For some reason, I thought this is about the update step in games that happens once per 'tick', that is, the physics engine loop. It's about lossless compression and downloading update packages though. That's also fine with me.
Interesting, but I'd like more details on what's happening at the client.
Take Steam for example. For some games, downloading the update takes seconds, but calculating diffs and extracting takes 10-20 minutes. That's great for Valve, because little bandwidth is used, but terrible at the client side. On top of that, the update process slows the rest of the system almost to a halt, because of all the hard drive activity.
I can potentially see this mechanism making the same mistake.
> On top of that, the update process slows the rest of the system almost to a halt, because of all the hard drive activity
As far as I'm aware, that's a problem only on Linux, because Windows has a desktop-grade IO scheduler tuned to interactive usage (whereas in Linux both the CPU and IO schedulers are written for maximum throughput).
Windows is quite capable of messing this one up as well; if your browser profile is on the same disk as you're doing something heavy, it'll end up blocking the browser while waiting to commit.
Blizzard blew it from the moment they started downloading/syncing their games via BitTorrent - using their customers bandwidth to support games that they paid for.
How exactly did Blizzard "blow it" with this design decision?
Using their customers bandwidth to take off some load of their own patch servers during peak times is (imho) a pretty good use of BitTorrent. You can also quite easily disable this feature in their launcher app.
Good article. As a note, I love how he uses hand drawn diagrams. I have yet to find any tool that allow me to draw diagrams as fast as I can do it on a piece of paper.

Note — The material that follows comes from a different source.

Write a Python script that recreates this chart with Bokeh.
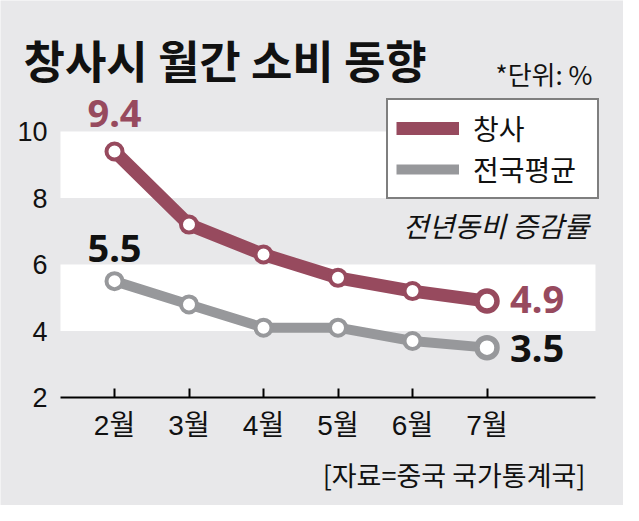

I have a Surface, it works reasonably well for the same task. But the same applies - it is not "pretty" svg graphics, but faster and easier. I suppose you could always make the initial diagram this way, and create it in a 2d cad like program if you need to.
One thing that seemed glossed over, so I'm not sure if it's obvious for their use case, is the trade-off between compress once, distribute many times.
When looking at how long it takes to compress vs transmit, the optimisation was done to make the sum of both as small as possible - minimise(time(compress) + time(transmit)).
Instead it seems like you want to do is - minimise(time(compress) + expected_transmissions * time(transmit))
For any reasonable number of distributed copies of a game, it seems like this time to transmit will quickly come to dominate the total time involved.
I suspect, however, that the time to compress grows extremely quickly, for not much gain in compression, so the potential improvement is probably tiny even if you expect to be transmitting to millions of clients.
The rsync example confuses me a little bit. If you add a single bit to the front, then all the bytes are shifted into different blocks and nearly none will hash to match. But if you add a single bit, rsync still performs well. Can someone explain why that difference from the explanation?
The problem also applies to the binary delta. Adding a prefix will shift everything forward causing a diff in everything.
Bsdiff solves this with the suffix sorting. But what does rsync do? Or am I just wrong that rsync still works well? In either case, I think the offset problem makes for a more interesting motivating example for bsdiff.
The rsync algorithm divides the file into fixed size blocks only on the sending side, then calculates checksums for all blocks. On the receiving side, it tries to match them at all offsets, not just multiples of the block size.
Thus, in your example, the first (and possibly the last) block won't be found, but all other blocks will be found, shifted by an offset of 1.
I wish GOG would also open up their client and release it cross platform. Or at least document their protocol, as they promised.